| EXERCISE PROMPT |
Reproduce the listing word for word, leaving every picture behind.
───
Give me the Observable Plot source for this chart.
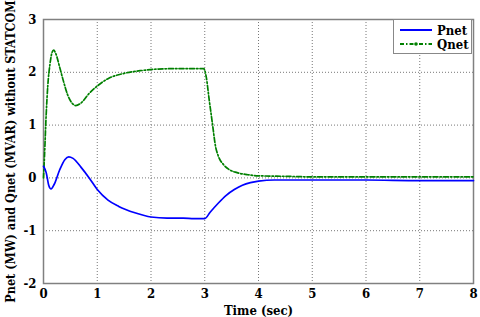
<!DOCTYPE html>
<html><head><meta charset="utf-8">
<script src="https://cdn.jsdelivr.net/npm/d3@7"></script>
<script src="https://cdn.jsdelivr.net/npm/@observablehq/plot@0.6"></script>
<style>
body{margin:0;background:#fff;}
#wrap{position:relative;width:480px;height:317px;}
#wrap svg text{font-family:"DejaVu Serif Condensed","DejaVu Serif",serif !important;font-stretch:condensed;font-weight:bold;}
#legend{position:absolute;left:393px;top:19px;width:79px;height:35px;border:1px solid #888;background:#fff;font-family:"DejaVu Serif Condensed","DejaVu Serif",serif;font-stretch:condensed;font-weight:bold;font-size:13px;box-sizing:border-box;}
.row{position:absolute;left:6px;display:flex;align-items:center;height:16px;}
.row svg{margin-right:5px;}
</style></head>
<body><div id="wrap"><div id="legend"></div></div>
<script>
const pnetT=[0,0.05,0.1,0.14,0.2,0.3,0.4,0.47,0.55,0.7,0.85,1.0,1.2,1.4,1.7,2.0,2.3,2.6,2.8,3.0,3.1,3.25,3.4,3.55,3.7,3.85,4.0,4.3,5,6,7,8];
const pnetV=[0.22,0.1,-0.15,-0.21,-0.12,0.15,0.35,0.40,0.37,0.2,0.0,-0.22,-0.42,-0.54,-0.66,-0.74,-0.76,-0.76,-0.77,-0.77,-0.65,-0.48,-0.33,-0.22,-0.14,-0.09,-0.06,-0.04,-0.04,-0.04,-0.05,-0.05];
const qnetT=[0,0.02,0.05,0.08,0.12,0.16,0.19,0.23,0.3,0.38,0.45,0.52,0.6,0.7,0.85,1.0,1.2,1.5,1.8,2.1,2.5,2.98,3.03,3.08,3.14,3.2,3.25,3.35,3.45,3.6,3.8,4.0,4.5,5,6,7,8];
const qnetV=[0,0.45,1.2,1.75,2.15,2.38,2.42,2.35,2.1,1.8,1.57,1.43,1.37,1.42,1.6,1.74,1.88,1.98,2.03,2.06,2.07,2.07,1.9,1.5,1.05,0.6,0.42,0.25,0.16,0.1,0.06,0.04,0.03,0.02,0.02,0.02,0.02];
const xTicks=[0,1,2,3,4,5,6,7,8];
const yTicks=[-2,-1,0,1,2,3];
const seriesNames=["Pnet","Qnet"];
const seriesColors=["#0000ff","#008000"];

const pnet=pnetT.map((t,i)=>({t,v:pnetV[i]}));
const qnet=qnetT.map((t,i)=>({t,v:qnetV[i]}));
const font='DejaVu Serif Condensed';

const chart=Plot.plot({
  width:480,height:317,
  marginLeft:43,marginRight:7,marginTop:19,marginBottom:34,
  style:{fontFamily:font,fontWeight:"bold",fontSize:"13px",color:"#000",background:"#fff"},
  x:{domain:[0,8],ticks:xTicks,label:null},
  y:{domain:[-2,3],ticks:yTicks,label:null},
  marks:[
    Plot.gridX(xTicks,{stroke:"#777",strokeOpacity:1,strokeDasharray:"1,2",strokeWidth:1}),
    Plot.gridY(yTicks,{stroke:"#777",strokeOpacity:1,strokeDasharray:"1,2",strokeWidth:1}),
    Plot.frame({stroke:"#808080",strokeWidth:1.5}),
    Plot.axisX(xTicks,{tickSize:0,tickPadding:5,fontSize:13,fontFamily:font,fontWeight:"bold",tickFormat:d=>String(d),label:null}),
    Plot.axisY(yTicks,{tickSize:0,tickPadding:7,fontSize:13,fontFamily:font,fontWeight:"bold",tickFormat:d=>String(d),label:null}),
    Plot.axisX({anchor:"bottom",ticks:[],tickSize:0,fontSize:13,label:"Time (sec)",labelAnchor:"center",labelOffset:31,labelArrow:"none"}),
    Plot.axisY({anchor:"left",ticks:[],tickSize:0,fontSize:12.5,label:"Pnet (MW) and Qnet (MVAR) without STATCOM",labelAnchor:"center",labelOffset:37,labelArrow:"none"}),
    Plot.line(qnet,{x:"t",y:"v",stroke:seriesColors[1],strokeWidth:1.7,strokeDasharray:"5,2,1.5,2",curve:"monotone-x"}),
    Plot.line(pnet,{x:"t",y:"v",stroke:seriesColors[0],strokeWidth:1.7,curve:"monotone-x"})
  ]
});
document.getElementById("wrap").prepend(chart);

const lg=document.getElementById("legend");
seriesNames.forEach((n,i)=>{
  const r=document.createElement("div");r.className="row";r.style.top=(i===0?2:16)+"px";
  const dash=i===0?"":'stroke-dasharray="4,2,1.5,2"';
  const dot=i===1?`<circle cx="16" cy="8" r="1.8" fill="${seriesColors[i]}"/>`:"";
  r.innerHTML=`<svg width="32" height="16"><line x1="0" x2="32" y1="8" y2="8" stroke="${seriesColors[i]}" stroke-width="2" ${dash}/>${dot}</svg><span>${n}</span>`;
  lg.appendChild(r);
});
</script></body></html>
───
| SOLUTION TO THE PROBLEM |
Give me the Observable Plot source for this chart.
<!DOCTYPE html>
<html><head><meta charset="utf-8">
<script src="https://cdn.jsdelivr.net/npm/d3@7"></script>
<script src="https://cdn.jsdelivr.net/npm/@observablehq/plot@0.6"></script>
<style>
body{margin:0;background:#fff;}
#wrap{position:relative;width:480px;height:317px;}
#wrap svg text{font-family:"DejaVu Serif Condensed","DejaVu Serif",serif !important;font-stretch:condensed;font-weight:bold;}
#legend{position:absolute;left:393px;top:19px;width:79px;height:35px;border:1px solid #888;background:#fff;font-family:"DejaVu Serif Condensed","DejaVu Serif",serif;font-stretch:condensed;font-weight:bold;font-size:13px;box-sizing:border-box;}
.row{position:absolute;left:6px;display:flex;align-items:center;height:16px;}
.row svg{margin-right:5px;}
</style></head>
<body><div id="wrap"><div id="legend"></div></div>
<script>
const pnetT=[0,0.05,0.1,0.14,0.2,0.3,0.4,0.47,0.55,0.7,0.85,1.0,1.2,1.4,1.7,2.0,2.3,2.6,2.8,3.0,3.1,3.25,3.4,3.55,3.7,3.85,4.0,4.3,5,6,7,8];
const pnetV=[0.22,0.1,-0.15,-0.21,-0.12,0.15,0.35,0.40,0.37,0.2,0.0,-0.22,-0.42,-0.54,-0.66,-0.74,-0.76,-0.76,-0.77,-0.77,-0.65,-0.48,-0.33,-0.22,-0.14,-0.09,-0.06,-0.04,-0.04,-0.04,-0.05,-0.05];
const qnetT=[0,0.02,0.05,0.08,0.12,0.16,0.19,0.23,0.3,0.38,0.45,0.52,0.6,0.7,0.85,1.0,1.2,1.5,1.8,2.1,2.5,2.98,3.03,3.08,3.14,3.2,3.25,3.35,3.45,3.6,3.8,4.0,4.5,5,6,7,8];
const qnetV=[0,0.45,1.2,1.75,2.15,2.38,2.42,2.35,2.1,1.8,1.57,1.43,1.37,1.42,1.6,1.74,1.88,1.98,2.03,2.06,2.07,2.07,1.9,1.5,1.05,0.6,0.42,0.25,0.16,0.1,0.06,0.04,0.03,0.02,0.02,0.02,0.02];
const xTicks=[0,1,2,3,4,5,6,7,8];
const yTicks=[-2,-1,0,1,2,3];
const seriesNames=["Pnet","Qnet"];
const seriesColors=["#0000ff","#008000"];

const pnet=pnetT.map((t,i)=>({t,v:pnetV[i]}));
const qnet=qnetT.map((t,i)=>({t,v:qnetV[i]}));
const font='DejaVu Serif Condensed';

const chart=Plot.plot({
  width:480,height:317,
  marginLeft:43,marginRight:7,marginTop:19,marginBottom:34,
  style:{fontFamily:font,fontWeight:"bold",fontSize:"13px",color:"#000",background:"#fff"},
  x:{domain:[0,8],ticks:xTicks,label:null},
  y:{domain:[-2,3],ticks:yTicks,label:null},
  marks:[
    Plot.gridX(xTicks,{stroke:"#777",strokeOpacity:1,strokeDasharray:"1,2",strokeWidth:1}),
    Plot.gridY(yTicks,{stroke:"#777",strokeOpacity:1,strokeDasharray:"1,2",strokeWidth:1}),
    Plot.frame({stroke:"#808080",strokeWidth:1.5}),
    Plot.axisX(xTicks,{tickSize:0,tickPadding:5,fontSize:13,fontFamily:font,fontWeight:"bold",tickFormat:d=>String(d),label:null}),
    Plot.axisY(yTicks,{tickSize:0,tickPadding:7,fontSize:13,fontFamily:font,fontWeight:"bold",tickFormat:d=>String(d),label:null}),
    Plot.axisX({anchor:"bottom",ticks:[],tickSize:0,fontSize:13,label:"Time (sec)",labelAnchor:"center",labelOffset:31,labelArrow:"none"}),
    Plot.axisY({anchor:"left",ticks:[],tickSize:0,fontSize:12.5,label:"Pnet (MW) and Qnet (MVAR) without STATCOM",labelAnchor:"center",labelOffset:37,labelArrow:"none"}),
    Plot.line(qnet,{x:"t",y:"v",stroke:seriesColors[1],strokeWidth:1.7,strokeDasharray:"5,2,1.5,2",curve:"monotone-x"}),
    Plot.line(pnet,{x:"t",y:"v",stroke:seriesColors[0],strokeWidth:1.7,curve:"monotone-x"})
  ]
});
document.getElementById("wrap").prepend(chart);

const lg=document.getElementById("legend");
seriesNames.forEach((n,i)=>{
  const r=document.createElement("div");r.className="row";r.style.top=(i===0?2:16)+"px";
  const dash=i===0?"":'stroke-dasharray="4,2,1.5,2"';
  const dot=i===1?`<circle cx="16" cy="8" r="1.8" fill="${seriesColors[i]}"/>`:"";
  r.innerHTML=`<svg width="32" height="16"><line x1="0" x2="32" y1="8" y2="8" stroke="${seriesColors[i]}" stroke-width="2" ${dash}/>${dot}</svg><span>${n}</span>`;
  lg.appendChild(r);
});
</script></body></html>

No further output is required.